--- Start ---
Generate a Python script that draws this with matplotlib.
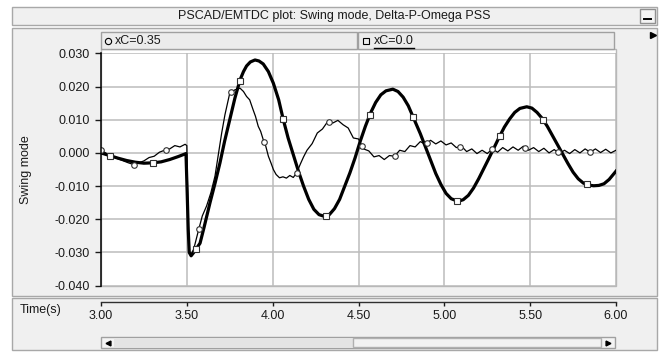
import numpy as np
import matplotlib
matplotlib.use('Agg')
import matplotlib.pyplot as plt
from matplotlib.patches import Rectangle
from matplotlib.lines import Line2D

# series (time in s, swing mode value)
t_xc0 = [3.00, 3.05, 3.10, 3.15, 3.20, 3.25, 3.30, 3.35, 3.40, 3.45, 3.495,
         3.502, 3.508, 3.514, 3.525, 3.54, 3.56, 3.577, 3.60, 3.635, 3.665,
         3.693, 3.72, 3.75, 3.78, 3.81, 3.83, 3.848, 3.87, 3.897, 3.92, 3.945,
         3.975, 4.004, 4.035, 4.062, 4.09, 4.12, 4.15, 4.18, 4.21, 4.24, 4.27,
         4.30, 4.33, 4.36, 4.39, 4.42, 4.45, 4.48, 4.51, 4.54, 4.57, 4.60,
         4.63, 4.66, 4.70, 4.73, 4.76, 4.79, 4.83, 4.86, 4.89, 4.92, 4.95,
         4.98, 5.01, 5.04, 5.08, 5.11, 5.14, 5.17, 5.20, 5.23, 5.26, 5.29,
         5.32, 5.35, 5.38, 5.41, 5.44, 5.48, 5.51, 5.54, 5.57, 5.60, 5.63,
         5.66, 5.69, 5.72, 5.75, 5.78, 5.81, 5.84, 5.87, 5.90, 5.93, 5.96, 6.00]
v_xc0 = [0.0000, -0.0008, -0.0016, -0.0023, -0.0028, -0.0031, -0.0030, -0.0027,
         -0.0020, -0.0011, -0.0002,
         -0.0120, -0.0230, -0.0300, -0.0310, -0.0300, -0.0285, -0.0272, -0.0225,
         -0.0150, -0.0090, -0.0030, 0.0035, 0.0100, 0.0165, 0.0220, 0.0245,
         0.0262, 0.0274, 0.0280, 0.0277, 0.0268, 0.0245, 0.0210, 0.0160, 0.0100,
         0.0045, -0.0005, -0.0055, -0.0100, -0.0140, -0.0170, -0.0186, -0.0191,
         -0.0186, -0.0168, -0.0140, -0.0100, -0.0060, -0.0015, 0.0035, 0.0080,
         0.0120, 0.0152, 0.0175, 0.0187, 0.0192, 0.0185, 0.0168, 0.0142, 0.0094,
         0.0058, 0.0018, -0.0022, -0.0062, -0.0095, -0.0122, -0.0138, -0.0146,
         -0.0141, -0.0128, -0.0106, -0.0078, -0.0047, -0.0016, 0.0016, 0.0048,
         0.0078, 0.0102, 0.0122, 0.0134, 0.0139, 0.0135, 0.0122, 0.0104, 0.0080,
         0.0052, 0.0024, -0.0004, -0.0032, -0.0058, -0.0078, -0.0091, -0.0097,
         -0.0099, -0.0098, -0.0093, -0.0080, -0.0055]

t_xc035 = [3.00, 3.04, 3.08, 3.12, 3.16, 3.19, 3.22, 3.25, 3.28, 3.31, 3.34,
           3.37, 3.40, 3.43, 3.46, 3.49, 3.50, 3.505, 3.51, 3.515, 3.525, 3.54,
           3.567, 3.59, 3.615, 3.64, 3.664, 3.685, 3.703, 3.722, 3.75, 3.78,
           3.81, 3.83, 3.848, 3.866, 3.886, 3.90, 3.916, 3.93, 3.945, 3.96,
           3.975, 3.99, 4.004, 4.02, 4.04, 4.06, 4.08, 4.10, 4.12, 4.14, 4.16,
           4.18, 4.20, 4.23, 4.26, 4.29, 4.32, 4.35, 4.38, 4.41, 4.44, 4.47,
           4.50, 4.53, 4.56, 4.59, 4.62, 4.65, 4.68, 4.71, 4.74, 4.77, 4.80,
           4.83, 4.86, 4.89, 4.92, 4.95, 4.98, 5.01, 5.04, 5.07, 5.10, 5.13,
           5.16, 5.19, 5.22, 5.25, 5.28, 5.31, 5.34, 5.37, 5.40, 5.43, 5.46,
           5.49, 5.52, 5.55, 5.58, 5.61, 5.64, 5.67, 5.70, 5.73, 5.76, 5.79,
           5.82, 5.85, 5.88, 5.91, 5.94, 5.97, 6.00]
v_xc035 = [0.0008, -0.0004, -0.0014, -0.0022, -0.0030, -0.0035, -0.0030,
           -0.0024, -0.0014, -0.0010, 0.0002, 0.0008, 0.0012, 0.0022, 0.0018,
           0.0026, 0.0022, -0.0140, -0.0240, -0.0300, -0.0305, -0.0290,
           -0.0235, -0.0190, -0.0160, -0.0120, -0.0070, 0.0000, 0.0060, 0.0115,
           0.0180, 0.0190, 0.0195, 0.0185, 0.0170, 0.0160, 0.0130, 0.0110,
           0.0080, 0.0065, 0.0040, 0.0020, -0.0010, -0.0030, -0.0050, -0.0065,
           -0.0075, -0.0072, -0.0076, -0.0068, -0.0074, -0.0060, -0.0035,
           -0.0012, 0.0008, 0.0028, 0.0060, 0.0072, 0.0094, 0.0090, 0.0098,
           0.0085, 0.0075, 0.0045, 0.0042, 0.0012, 0.0006, -0.0012, -0.0008,
           -0.0020, -0.0008, -0.0010, 0.0008, 0.0004, 0.0022, 0.0018, 0.0034,
           0.0026, 0.0038, 0.0027, 0.0036, 0.0024, 0.0030, 0.0016, 0.0020,
           0.0004, 0.0012, -0.0002, 0.0008, -0.0002, 0.0012, 0.0002, 0.0016,
           0.0006, 0.0018, 0.0008, 0.0020, 0.0008, 0.0016, 0.0004, 0.0014,
           0.0000, 0.0010, -0.0002, 0.0008, -0.0002, 0.0010, 0.0000, 0.0012,
           0.0002, 0.0012, 0.0001, 0.0011, 0.0000, 0.0008]

x_ticks = [3.0, 3.5, 4.0, 4.5, 5.0, 5.5, 6.0]
y_ticks = [0.03, 0.02, 0.01, 0.0, -0.01, -0.02, -0.03, -0.04]

plt.rcParams['font.family'] = ['Liberation Sans', 'DejaVu Sans']
plt.rcParams['font.size'] = 9

W, H = 659, 352
PANEL = '#f0f0f0'
EDGE = '#a8a8a8'
GRID = '#bcbcbc'
TXT = '#1a1a1a'

fig = plt.figure(figsize=(W / 100, H / 100), dpi=100, facecolor='white')


def box(x0, y0, x1, y1, fc=PANEL, ec=EDGE, lw=1.0):
    # rectangle given in pixel coords (y from the top), kept under the axes
    r = Rectangle((x0 / W, 1 - y1 / H), (x1 - x0) / W, (y1 - y0) / H,
                  transform=fig.transFigure, facecolor=fc, edgecolor=ec,
                  linewidth=lw, zorder=-10)
    fig.add_artist(r)


def ftext(x, y, s, **kw):
    fig.text(x / W, 1 - y / H, s, color=TXT, **kw)


def fmark(x, y, **kw):
    fig.add_artist(Line2D([x / W], [1 - y / H], transform=fig.transFigure,
                          zorder=-5, **kw))


# window frame
box(12, 7, 657, 25)
ftext(334, 16, 'PSCAD/EMTDC plot: Swing mode, Delta-P-Omega PSS',
      ha='center', va='center')
box(640, 9, 655, 23, fc='#f4f4f4', ec='#909090')
fig.add_artist(Line2D([644 / W, 651 / W], [1 - 19 / H, 1 - 19 / H],
                      transform=fig.transFigure, color='black', lw=1.4))
box(12, 28, 657, 296)
box(12, 298, 657, 350)
box(101, 49, 616, 286, fc='white', ec='#b8b8b8')

# legend boxes
box(101, 32, 357, 49, fc='#ececec', ec='#a0a0a0')
box(358, 32, 614, 49, fc='#ececec', ec='#a0a0a0')
fmark(108, 41, marker='o', ms=4.5, mfc='none', mec='black', mew=0.8)
ftext(115, 41, 'xC=0.35', ha='left', va='center')
fmark(366, 41, marker='s', ms=4.5, mfc='none', mec='black', mew=0.8)
ftext(374, 41, 'xC=0.0', ha='left', va='center')
fig.add_artist(Line2D([374 / W, 414 / W], [1 - 47.5 / H, 1 - 47.5 / H],
                      transform=fig.transFigure, color='black', lw=1.0))
fmark(653, 35, marker='>', ms=4, color='black')

# main plot
ax = fig.add_axes([101 / W, 1 - 286 / H, 515 / W, 233 / H])
ax.set_facecolor('none')
ax.set_xlim(3.0, 6.0)
ax.set_ylim(-0.0401, 0.0301)
ax.set_xticks(x_ticks)
ax.set_yticks(y_ticks)
ax.grid(True, color=GRID, lw=1.1)
ax.set_axisbelow(True)
for s in ['top', 'right', 'bottom']:
    ax.spines[s].set_visible(False)
ax.spines['left'].set_color('black')
ax.spines['left'].set_linewidth(1.1)
ax.tick_params(axis='x', length=0, labelbottom=False)
ax.tick_params(axis='y', length=4, width=1, direction='out', pad=4,
               colors=TXT, labelsize=9)
ax.set_yticklabels(['%.3f' % v for v in y_ticks])

ax.plot(t_xc035, v_xc035, color='black', lw=0.9)
ax.plot(t_xc0, v_xc0, color='black', lw=2.3)

# markers spaced in time along each trace
mt_c = np.arange(3.0, 5.9, 0.19)
ax.plot(mt_c, np.interp(mt_c, t_xc035, v_xc035), ls='none', marker='o',
        ms=4, mfc='white', mec='#303030', mew=0.8)
mt_s = np.arange(3.05, 5.9, 0.2527)
ax.plot(mt_s, np.interp(mt_s, t_xc0, v_xc0), ls='none', marker='s',
        ms=4, mfc='white', mec='#303030', mew=0.8)

fig.text(26 / W, 1 - 170 / H, 'Swing mode', rotation=90, ha='center',
         va='center', color=TXT)

# time axis in the lower panel
axt = fig.add_axes([101 / W, 1 - 302 / H, 515 / W, 0.0001])
axt.set_xlim(3.0, 6.0)
axt.set_xticks(x_ticks)
axt.set_xticklabels(['%.2f' % v for v in x_ticks])
axt.set_yticks([])
for s in ['top', 'right', 'left']:
    axt.spines[s].set_visible(False)
axt.spines['bottom'].set_color('#303030')
axt.spines['bottom'].set_linewidth(1.0)
axt.tick_params(axis='x', length=3, width=1, direction='out', pad=3,
                colors=TXT, labelsize=9)
axt.patch.set_visible(False)
ftext(20, 310, 'Time(s)', ha='left', va='center')

# scroll bar
box(101, 337, 615, 348, fc='#f4f4f4', ec='#a0a0a0')
box(114, 338, 353, 347, fc='#e4e4e4', ec='none')
box(353, 338, 601, 347, fc='#f2f2f2', ec='#b0b0b0')
fmark(108, 342.5, marker='<', ms=3.5, color='black')
fmark(608, 342.5, marker='>', ms=3.5, color='black')

fig.savefig('out.png', dpi=100, facecolor='white')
--- End ---
** Written instruction **
Give again, word for word, every line from the top of the data above to the line holding "from matplotlib.lines import Line2D", inclusive, with the pictures left out.

** Result for this task **
Generate a Python script that draws this with matplotlib.
import numpy as np
import matplotlib
matplotlib.use('Agg')
import matplotlib.pyplot as plt
from matplotlib.patches import Rectangle
from matplotlib.lines import Line2D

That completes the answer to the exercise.